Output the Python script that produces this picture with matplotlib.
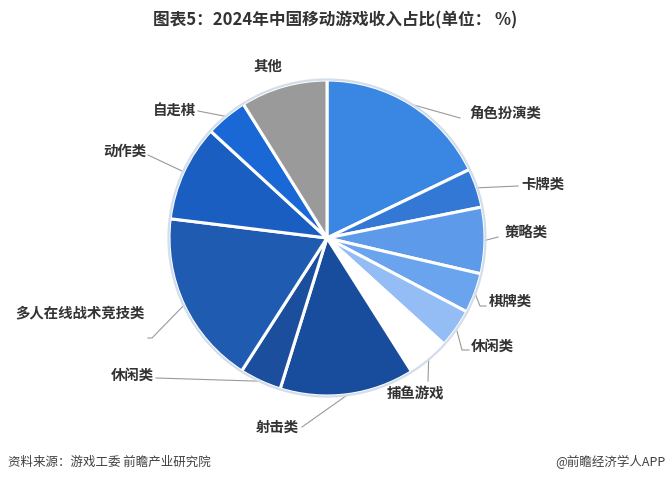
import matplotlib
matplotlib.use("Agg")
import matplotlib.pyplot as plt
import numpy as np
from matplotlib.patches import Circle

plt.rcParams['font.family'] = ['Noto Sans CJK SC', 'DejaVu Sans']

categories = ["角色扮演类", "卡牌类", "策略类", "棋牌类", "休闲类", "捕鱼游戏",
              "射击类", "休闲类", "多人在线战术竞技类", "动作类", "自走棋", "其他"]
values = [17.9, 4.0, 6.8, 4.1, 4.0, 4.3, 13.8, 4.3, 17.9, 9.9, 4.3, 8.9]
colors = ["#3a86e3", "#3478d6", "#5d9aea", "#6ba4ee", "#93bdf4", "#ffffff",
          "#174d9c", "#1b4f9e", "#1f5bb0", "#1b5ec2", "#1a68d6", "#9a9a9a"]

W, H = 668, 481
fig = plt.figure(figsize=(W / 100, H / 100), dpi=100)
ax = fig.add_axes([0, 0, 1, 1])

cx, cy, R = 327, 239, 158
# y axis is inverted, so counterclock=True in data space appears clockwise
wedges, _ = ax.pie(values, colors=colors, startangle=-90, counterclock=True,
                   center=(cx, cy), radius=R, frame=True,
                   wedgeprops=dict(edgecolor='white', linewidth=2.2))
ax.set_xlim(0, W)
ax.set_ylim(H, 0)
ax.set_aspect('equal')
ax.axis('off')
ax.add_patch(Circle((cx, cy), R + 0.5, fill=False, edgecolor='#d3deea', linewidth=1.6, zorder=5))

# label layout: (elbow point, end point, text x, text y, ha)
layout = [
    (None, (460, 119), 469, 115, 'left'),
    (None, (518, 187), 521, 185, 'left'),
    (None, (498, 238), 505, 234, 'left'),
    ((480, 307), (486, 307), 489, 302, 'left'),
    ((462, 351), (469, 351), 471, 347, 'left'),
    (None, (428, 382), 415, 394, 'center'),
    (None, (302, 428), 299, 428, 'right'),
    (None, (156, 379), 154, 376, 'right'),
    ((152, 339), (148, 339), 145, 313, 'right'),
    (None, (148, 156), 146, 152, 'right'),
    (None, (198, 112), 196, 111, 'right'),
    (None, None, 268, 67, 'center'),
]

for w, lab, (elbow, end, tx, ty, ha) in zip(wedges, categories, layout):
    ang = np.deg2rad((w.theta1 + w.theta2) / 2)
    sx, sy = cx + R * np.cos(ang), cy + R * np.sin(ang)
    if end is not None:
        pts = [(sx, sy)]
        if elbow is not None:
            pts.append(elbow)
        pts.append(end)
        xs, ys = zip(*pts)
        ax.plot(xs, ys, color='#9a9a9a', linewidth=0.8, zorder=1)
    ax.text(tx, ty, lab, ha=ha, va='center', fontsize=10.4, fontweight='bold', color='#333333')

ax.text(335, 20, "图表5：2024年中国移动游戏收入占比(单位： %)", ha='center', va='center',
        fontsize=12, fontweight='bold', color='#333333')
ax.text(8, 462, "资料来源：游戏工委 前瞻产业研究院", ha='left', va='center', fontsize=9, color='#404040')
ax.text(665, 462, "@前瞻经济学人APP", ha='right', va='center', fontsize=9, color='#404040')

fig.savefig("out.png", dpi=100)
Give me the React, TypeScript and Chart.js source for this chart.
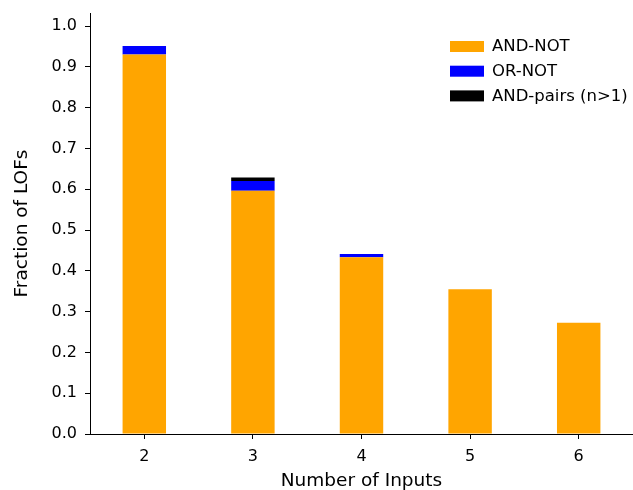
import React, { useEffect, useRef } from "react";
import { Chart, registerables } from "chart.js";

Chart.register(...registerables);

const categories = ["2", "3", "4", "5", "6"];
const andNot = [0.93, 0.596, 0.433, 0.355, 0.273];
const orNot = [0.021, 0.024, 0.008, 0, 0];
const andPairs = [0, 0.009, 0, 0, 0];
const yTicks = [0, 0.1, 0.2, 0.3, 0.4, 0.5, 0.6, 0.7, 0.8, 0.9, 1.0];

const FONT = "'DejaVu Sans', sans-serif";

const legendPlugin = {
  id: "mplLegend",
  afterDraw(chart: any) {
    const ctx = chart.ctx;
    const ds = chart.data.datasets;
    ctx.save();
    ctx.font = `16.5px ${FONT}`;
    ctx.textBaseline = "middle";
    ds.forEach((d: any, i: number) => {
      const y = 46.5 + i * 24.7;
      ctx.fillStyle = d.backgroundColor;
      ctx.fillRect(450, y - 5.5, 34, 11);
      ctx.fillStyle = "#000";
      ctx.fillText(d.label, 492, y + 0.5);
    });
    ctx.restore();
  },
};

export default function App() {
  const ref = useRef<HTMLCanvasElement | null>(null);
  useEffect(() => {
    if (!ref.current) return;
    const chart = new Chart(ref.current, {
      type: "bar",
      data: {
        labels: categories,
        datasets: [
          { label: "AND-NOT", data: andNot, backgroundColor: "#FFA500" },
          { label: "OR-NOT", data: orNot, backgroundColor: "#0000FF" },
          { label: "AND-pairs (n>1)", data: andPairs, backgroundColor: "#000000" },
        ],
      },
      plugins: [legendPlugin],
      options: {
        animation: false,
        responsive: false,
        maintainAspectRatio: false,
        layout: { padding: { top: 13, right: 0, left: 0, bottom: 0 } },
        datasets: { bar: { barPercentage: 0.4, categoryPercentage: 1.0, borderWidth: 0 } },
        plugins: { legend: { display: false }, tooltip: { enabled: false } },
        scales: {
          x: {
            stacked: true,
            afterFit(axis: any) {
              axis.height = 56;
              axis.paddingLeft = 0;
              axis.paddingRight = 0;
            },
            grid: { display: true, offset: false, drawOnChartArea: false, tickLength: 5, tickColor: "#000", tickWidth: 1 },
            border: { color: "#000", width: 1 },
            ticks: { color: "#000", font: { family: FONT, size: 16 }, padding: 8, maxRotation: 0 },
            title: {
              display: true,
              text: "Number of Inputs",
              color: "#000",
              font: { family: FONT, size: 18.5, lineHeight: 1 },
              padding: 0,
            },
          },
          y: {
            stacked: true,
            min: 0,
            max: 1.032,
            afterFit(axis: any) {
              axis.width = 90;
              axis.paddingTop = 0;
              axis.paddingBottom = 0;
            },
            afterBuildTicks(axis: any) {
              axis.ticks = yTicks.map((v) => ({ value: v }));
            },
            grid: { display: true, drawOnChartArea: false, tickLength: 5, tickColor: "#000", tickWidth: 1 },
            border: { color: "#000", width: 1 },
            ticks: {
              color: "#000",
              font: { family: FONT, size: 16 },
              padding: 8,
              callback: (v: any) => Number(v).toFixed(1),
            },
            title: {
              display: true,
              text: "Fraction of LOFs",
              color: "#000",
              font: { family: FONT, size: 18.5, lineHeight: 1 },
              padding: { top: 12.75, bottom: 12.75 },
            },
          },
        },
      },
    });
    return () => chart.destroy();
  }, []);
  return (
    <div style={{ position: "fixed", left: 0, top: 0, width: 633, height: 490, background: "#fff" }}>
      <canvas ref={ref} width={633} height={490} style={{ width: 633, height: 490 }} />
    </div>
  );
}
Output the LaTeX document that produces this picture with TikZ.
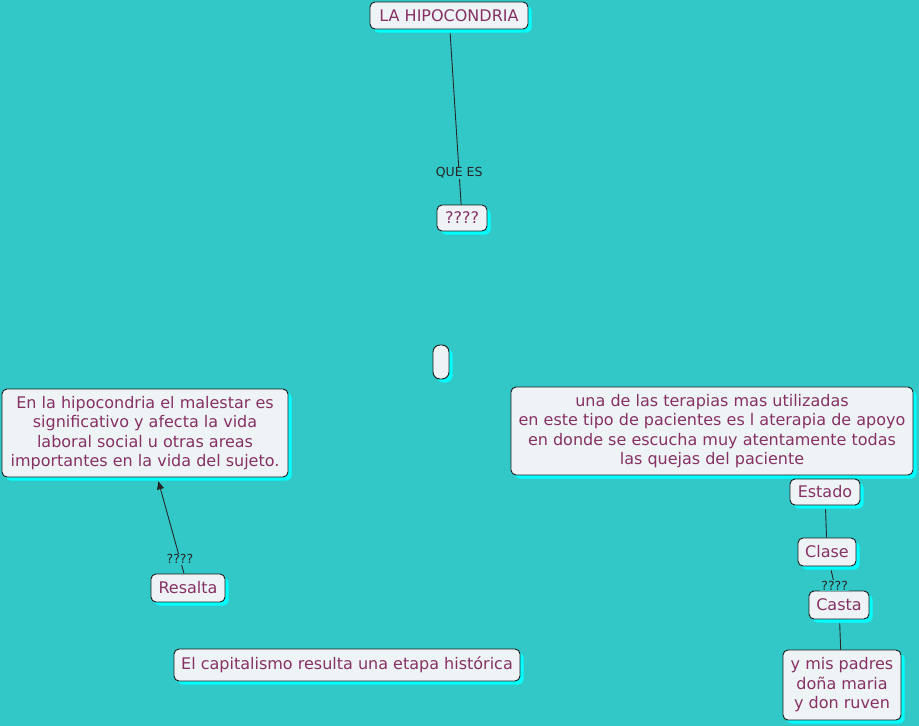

====

**Exercise description:** Please repeat exactly the data above from its first line to the line that contains "plt.rcParams['font.family'] = ['Noto", inclusive, and leave every picture out.

**Answer in full:**
Output the Python script that produces this picture with matplotlib.
import matplotlib
matplotlib.use("Agg")
import matplotlib.pyplot as plt
import numpy as np
from matplotlib.patches import Circle

plt.rcParams['font.family'] = ['Noto Sans CJK SC', 'DejaVu Sans']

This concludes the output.